**PROBLEM REQUIREMENTS**
In your copy, leave out the pictures and repeat the entries below exactly.
--- start DATASET CONTENT ---
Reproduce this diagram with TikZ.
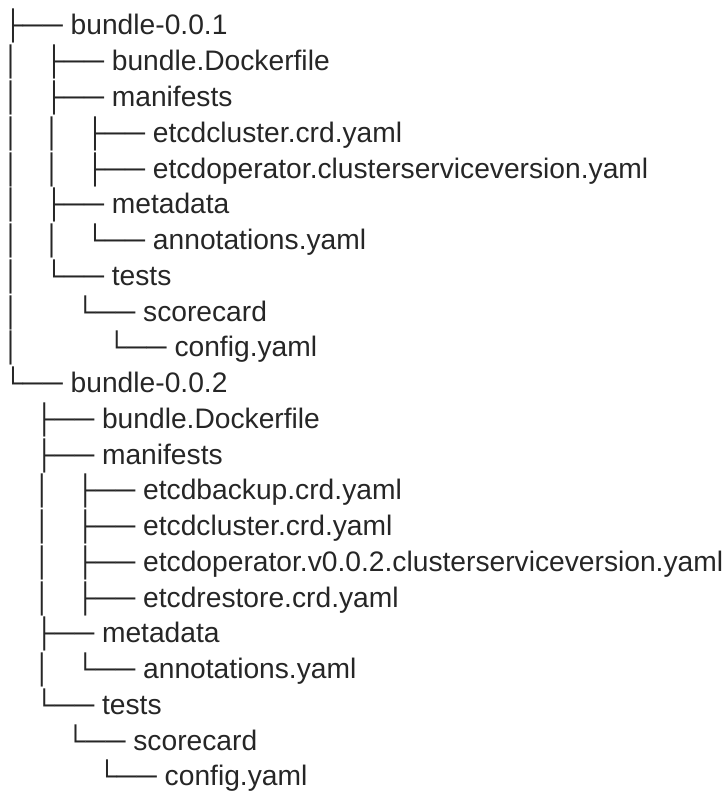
\documentclass[tikz,border=0pt]{standalone}
\usepackage{fontspec}
\setmainfont{Liberation Sans}
\definecolor{ink}{RGB}{38,38,38}
\newcommand\tVB{│\ \ \ }
\newcommand\tSP{\ \ \ \ }
\begin{document}
\begin{tikzpicture}[x=1pt,y=1pt,
  treeline/.style={anchor=base west, inner sep=0pt, outer sep=0pt,
    font=\fontsize{28.2}{34}\selectfont, text=ink}]
\useasboundingbox (0,0) rectangle (725,-791);
\node[treeline] (r0)  at (3,{-35-35.76*0})  {├──\ bundle-0.0.1};
\node[treeline] (r1)  at (3,{-35-35.76*1})  {\tVB├──\ bundle.Dockerfile};
\node[treeline] (r2)  at (3,{-35-35.76*2})  {\tVB├──\ manifests};
\node[treeline] (r3)  at (3,{-35-35.76*3})  {\tVB\tVB├──\ etcdcluster.crd.yaml};
\node[treeline] (r4)  at (3,{-35-35.76*4})  {\tVB\tVB├──\ etcdoperator.clusterserviceversion.yaml};
\node[treeline] (r5)  at (3,{-35-35.76*5})  {\tVB├──\ metadata};
\node[treeline] (r6)  at (3,{-35-35.76*6})  {\tVB\tVB└──\ annotations.yaml};
\node[treeline] (r7)  at (3,{-35-35.76*7})  {\tVB└──\ tests};
\node[treeline] (r8)  at (3,{-35-35.76*8})  {\tVB\tSP└──\ scorecard};
\node[treeline] (r9)  at (3,{-35-35.76*9})  {\tVB\tSP\tSP└──\ config.yaml};
\node[treeline] (r10) at (3,{-35-35.76*10}) {└──\ bundle-0.0.2};
\node[treeline] (r11) at (3,{-35-35.76*11}) {\tSP├──\ bundle.Dockerfile};
\node[treeline] (r12) at (3,{-35-35.76*12}) {\tSP├──\ manifests};
\node[treeline] (r13) at (3,{-35-35.76*13}) {\tSP\tVB├──\ etcdbackup.crd.yaml};
\node[treeline] (r14) at (3,{-35-35.76*14}) {\tSP\tVB├──\ etcdcluster.crd.yaml};
\node[treeline] (r15) at (3,{-35-35.76*15}) {\tSP\tVB├──\ etcdoperator.v0.0.2.clusterserviceversion.yaml};
\node[treeline] (r16) at (3,{-35-35.76*16}) {\tSP\tVB├──\ etcdrestore.crd.yaml};
\node[treeline] (r17) at (3,{-35-35.76*17}) {\tSP├──\ metadata};
\node[treeline] (r18) at (3,{-35-35.76*18}) {\tSP\tVB└──\ annotations.yaml};
\node[treeline] (r19) at (3,{-35-35.76*19}) {\tSP└──\ tests};
\node[treeline] (r20) at (3,{-35-35.76*20}) {\tSP\tSP└──\ scorecard};
\node[treeline] (r21) at (3,{-35-35.76*21}) {\tSP\tSP\tSP└──\ config.yaml};
\end{tikzpicture}
\end{document}
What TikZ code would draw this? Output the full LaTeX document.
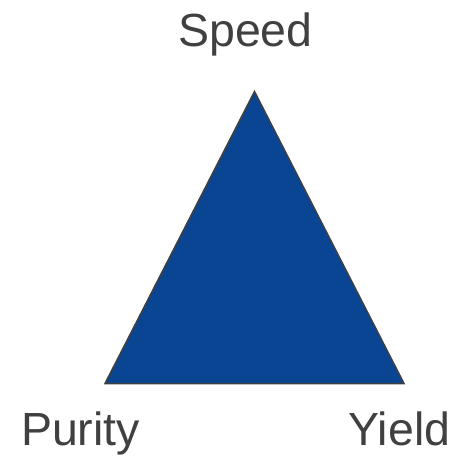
\documentclass[tikz,border=0pt]{standalone}
\usepackage{fontspec}
\setmainfont{Liberation Sans}
\usepackage{xcolor}
\usepackage{tikz}
\definecolor{triblue}{HTML}{0A4594}
\definecolor{edgegray}{HTML}{404040}
\definecolor{textgray}{HTML}{404040}

\begin{document}
\begin{tikzpicture}[
  x=1pt,y=-1pt,
  corner/.style={anchor=base,inner sep=0pt,text=textgray,
    font=\fontsize{46.5}{56}\selectfont},
  tri/.style={fill=triblue,draw=edgegray,line width=1.5pt,line join=miter}
]
\useasboundingbox (0,0) rectangle (454,457);
\coordinate (top) at (254.5,91.5);
\coordinate (left) at (105,383.5);
\coordinate (right) at (404,383.5);
\filldraw[tri] (top) -- (right) -- (left) -- cycle;
\node[corner] (speed) at (245.5,47) {Speed};
\node[corner] (purity) at (80.5,445) {Purity};
\node[corner] (yield) at (399.5,445) {Yield};
\end{tikzpicture}
\end{document}
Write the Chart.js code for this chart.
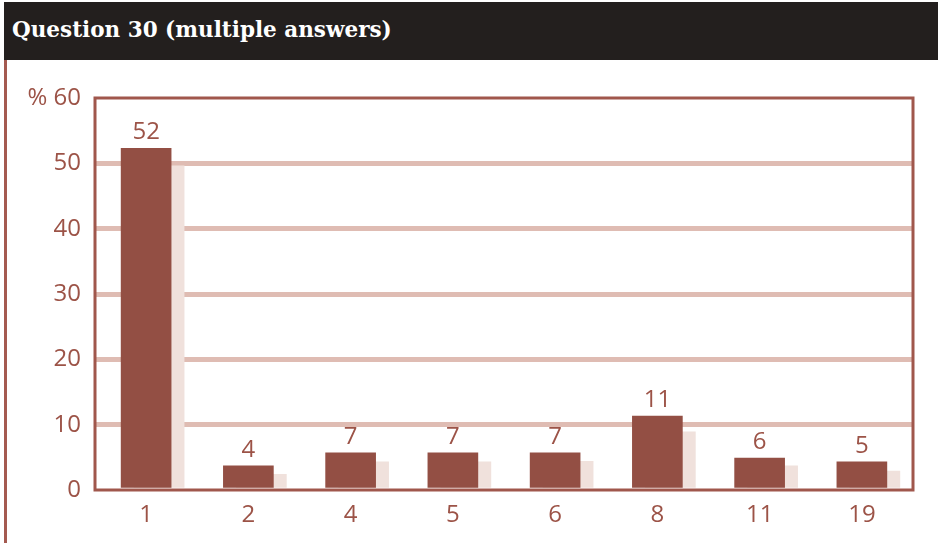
--- end DATASET CONTENT ---
**ANSWER TO THE EXERCISE**
Reproduce this diagram with TikZ.
\documentclass[tikz,border=0pt]{standalone}
\usepackage{fontspec}
\setmainfont{Liberation Sans}
\definecolor{ink}{RGB}{38,38,38}
\newcommand\tVB{│\ \ \ }
\newcommand\tSP{\ \ \ \ }
\begin{document}
\begin{tikzpicture}[x=1pt,y=1pt,
  treeline/.style={anchor=base west, inner sep=0pt, outer sep=0pt,
    font=\fontsize{28.2}{34}\selectfont, text=ink}]
\useasboundingbox (0,0) rectangle (725,-791);
\node[treeline] (r0)  at (3,{-35-35.76*0})  {├──\ bundle-0.0.1};
\node[treeline] (r1)  at (3,{-35-35.76*1})  {\tVB├──\ bundle.Dockerfile};
\node[treeline] (r2)  at (3,{-35-35.76*2})  {\tVB├──\ manifests};
\node[treeline] (r3)  at (3,{-35-35.76*3})  {\tVB\tVB├──\ etcdcluster.crd.yaml};
\node[treeline] (r4)  at (3,{-35-35.76*4})  {\tVB\tVB├──\ etcdoperator.clusterserviceversion.yaml};
\node[treeline] (r5)  at (3,{-35-35.76*5})  {\tVB├──\ metadata};
\node[treeline] (r6)  at (3,{-35-35.76*6})  {\tVB\tVB└──\ annotations.yaml};
\node[treeline] (r7)  at (3,{-35-35.76*7})  {\tVB└──\ tests};
\node[treeline] (r8)  at (3,{-35-35.76*8})  {\tVB\tSP└──\ scorecard};
\node[treeline] (r9)  at (3,{-35-35.76*9})  {\tVB\tSP\tSP└──\ config.yaml};
\node[treeline] (r10) at (3,{-35-35.76*10}) {└──\ bundle-0.0.2};
\node[treeline] (r11) at (3,{-35-35.76*11}) {\tSP├──\ bundle.Dockerfile};
\node[treeline] (r12) at (3,{-35-35.76*12}) {\tSP├──\ manifests};
\node[treeline] (r13) at (3,{-35-35.76*13}) {\tSP\tVB├──\ etcdbackup.crd.yaml};
\node[treeline] (r14) at (3,{-35-35.76*14}) {\tSP\tVB├──\ etcdcluster.crd.yaml};
\node[treeline] (r15) at (3,{-35-35.76*15}) {\tSP\tVB├──\ etcdoperator.v0.0.2.clusterserviceversion.yaml};
\node[treeline] (r16) at (3,{-35-35.76*16}) {\tSP\tVB├──\ etcdrestore.crd.yaml};
\node[treeline] (r17) at (3,{-35-35.76*17}) {\tSP├──\ metadata};
\node[treeline] (r18) at (3,{-35-35.76*18}) {\tSP\tVB└──\ annotations.yaml};
\node[treeline] (r19) at (3,{-35-35.76*19}) {\tSP└──\ tests};
\node[treeline] (r20) at (3,{-35-35.76*20}) {\tSP\tSP└──\ scorecard};
\node[treeline] (r21) at (3,{-35-35.76*21}) {\tSP\tSP\tSP└──\ config.yaml};
\end{tikzpicture}
\end{document}
What TikZ code would draw this? Output the full LaTeX document.
\documentclass[tikz,border=0pt]{standalone}
\usepackage{fontspec}
\setmainfont{Liberation Sans}
\usepackage{xcolor}
\usepackage{tikz}
\definecolor{triblue}{HTML}{0A4594}
\definecolor{edgegray}{HTML}{404040}
\definecolor{textgray}{HTML}{404040}

\begin{document}
\begin{tikzpicture}[
  x=1pt,y=-1pt,
  corner/.style={anchor=base,inner sep=0pt,text=textgray,
    font=\fontsize{46.5}{56}\selectfont},
  tri/.style={fill=triblue,draw=edgegray,line width=1.5pt,line join=miter}
]
\useasboundingbox (0,0) rectangle (454,457);
\coordinate (top) at (254.5,91.5);
\coordinate (left) at (105,383.5);
\coordinate (right) at (404,383.5);
\filldraw[tri] (top) -- (right) -- (left) -- cycle;
\node[corner] (speed) at (245.5,47) {Speed};
\node[corner] (purity) at (80.5,445) {Purity};
\node[corner] (yield) at (399.5,445) {Yield};
\end{tikzpicture}
\end{document}
Write the Chart.js code for this chart.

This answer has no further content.